Despite all the talk about the Trump Administration’s deregulatory agenda, the U.S. agricultural industry earlier this year found itself subjected to new restrictions that could affect how your next hamburger is made.
The new rules limit antibiotic use in animal feed and could have potentially major public health implications. But it was not the U.S. Food and Drug Administration (FDA)—the federal agency tasked with monitoring food safety and animal drugs—that enacted the measure. Rather, it was the state of California.
But for an industry as sprawling and complex—and vital—as the nation’s agricultural sector, should states be the principal actors ensuring consumer safety?
In a recent paper, two scholars argue that they should. University of Vermont Law School’s Laurie Beyranevand and University of Indiana Robert H. McKinney School of Law’s Diana Winters say that more states should take initiative like California to enact food safety regulations of their own, rather than depend on federal regulators to lead the way. The balance between federal and state decision-making—what they call “foodralism”—needs to tilt more toward state governments, they argue. States need to fill the gaps in the current patchwork of U.S. food regulations and serve as laboratories for developing new rules and standards.

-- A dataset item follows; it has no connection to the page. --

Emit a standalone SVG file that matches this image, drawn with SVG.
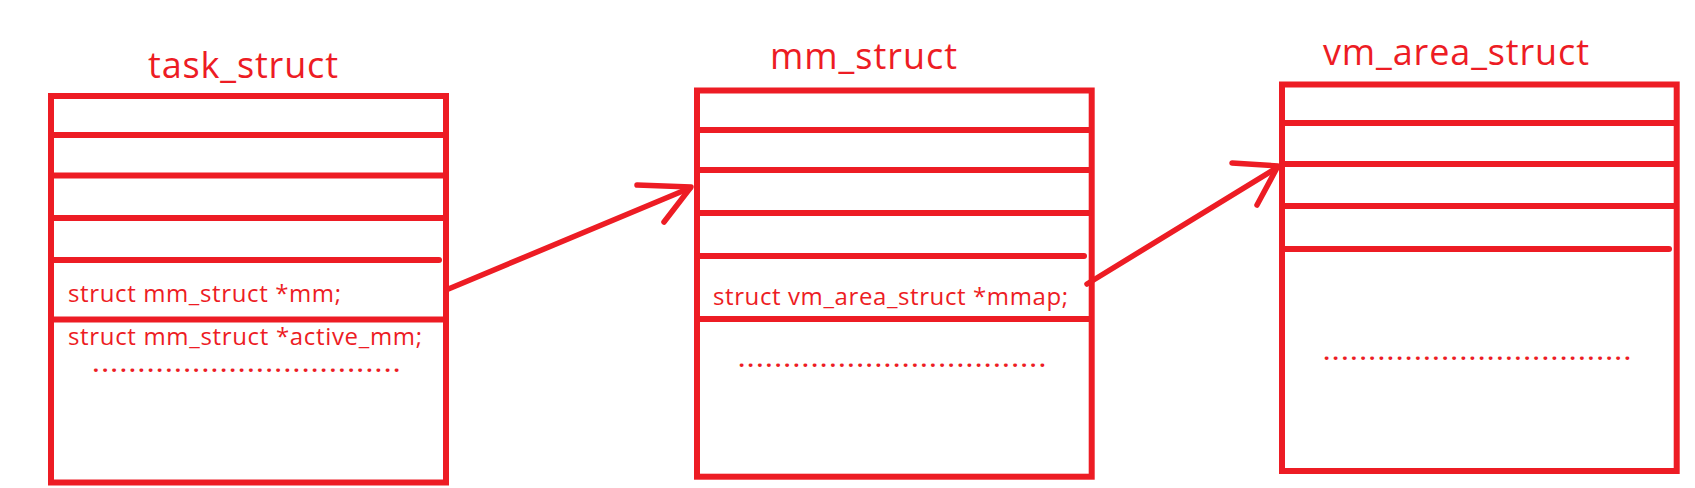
<svg xmlns="http://www.w3.org/2000/svg" width="1695" height="488" viewBox="0 0 1695 488">
<style>
.box{fill:#fff;stroke:#ED1C24;stroke-width:6}
.sep{stroke:#ED1C24;stroke-width:6;fill:none}
.sepr{stroke:#ED1C24;stroke-width:6;fill:none;stroke-linecap:round}
.title{font-family:"Open Sans","Noto Sans",sans-serif;font-size:36px;fill:#ED1C24}
.field{font-family:"Open Sans","Noto Sans",sans-serif;font-size:24px;fill:#ED1C24}
.dots{font-family:"Open Sans","Noto Sans",sans-serif;font-size:22px;font-weight:bold;fill:#ED1C24}
.arrow{stroke:#ED1C24;stroke-width:5.5;fill:none;stroke-linecap:round;stroke-linejoin:round}
</style>
<rect width="1695" height="488" fill="#fff"/>
<g id="node-task_struct">
<text class="title" x="148" y="78" textLength="190">task_struct</text>
<rect class="box" x="51" y="96" width="395" height="386.5"/>
<line class="sep" x1="51" y1="135" x2="446" y2="135"/>
<line class="sep" x1="51" y1="175.5" x2="446" y2="175.5"/>
<line class="sep" x1="51" y1="218" x2="446" y2="218"/>
<line class="sepr" x1="53" y1="260" x2="439" y2="260"/>
<line class="sep" x1="51" y1="319.5" x2="446" y2="319.5"/>
<text class="field" x="68" y="302" textLength="273">struct mm_struct *mm;</text>
<text class="field" x="68" y="344.5" textLength="354">struct mm_struct *active_mm;</text>
<text class="dots" x="92.8" y="372" textLength="307">..................................</text>
</g>
<g id="node-mm_struct">
<text class="title" x="770" y="69" textLength="187">mm_struct</text>
<rect class="box" x="697" y="90.5" width="394.7" height="386.2"/>
<line class="sep" x1="697" y1="130" x2="1091.7" y2="130"/>
<line class="sep" x1="697" y1="170" x2="1091.7" y2="170"/>
<line class="sep" x1="697" y1="213" x2="1091.7" y2="213"/>
<line class="sepr" x1="699" y1="256" x2="1084" y2="256"/>
<line class="sep" x1="697" y1="319" x2="1091.7" y2="319"/>
<text class="field" x="713" y="304.5" textLength="355">struct vm_area_struct *mmap;</text>
<text class="dots" x="738.5" y="367" textLength="307">..................................</text>
</g>
<g id="node-vm_area_struct">
<text class="title" x="1323" y="65" textLength="266">vm_area_struct</text>
<rect class="box" x="1282" y="84.5" width="394.7" height="386.5"/>
<line class="sep" x1="1282" y1="123" x2="1676.7" y2="123"/>
<line class="sep" x1="1282" y1="164" x2="1676.7" y2="164"/>
<line class="sep" x1="1282" y1="206" x2="1676.7" y2="206"/>
<line class="sepr" x1="1284" y1="249" x2="1669" y2="249"/>
<text class="dots" x="1323.5" y="360" textLength="307">..................................</text>
</g>
<g id="connectors">
<path class="arrow" d="M446,290 L690,188"/>
<path class="arrow" d="M637,185 L691,187 L664,222"/>
<path class="arrow" d="M1087,284 L1278,167"/>
<path class="arrow" d="M1232,163 L1278,166 L1257,205"/>
</g>
</svg>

Federal food regulation in the United States can be found in a collection of 30 laws, implemented by as many as 15 federal agencies. Generally speaking, the U.S. Department of Agriculture (USDA) and FDA are responsible for the core consumer protections in this complex web of regulations, largely leaving states and local governments to administer federal rules by conducting inspections and enforcing standards. Local food policies such as the controversial soda taxes in Philadelphia, Berkeley, and other major cities are the exception.
Rather than simply relying on states to implement federally mandated standards, though, Beyranevand and Winters argue that states should “have the authority to more actively craft and execute food policy regulation to reflect local difference.” They say that in some cases states should even “attempt to drive national policy.”
Given states’ historic authority over matters of public health and welfare—along with the federal government’s failure at times to set needed standards—the threats to national uniformity are outweighed by the potential improvements to overall public well-being, Beyranevand and Winters say.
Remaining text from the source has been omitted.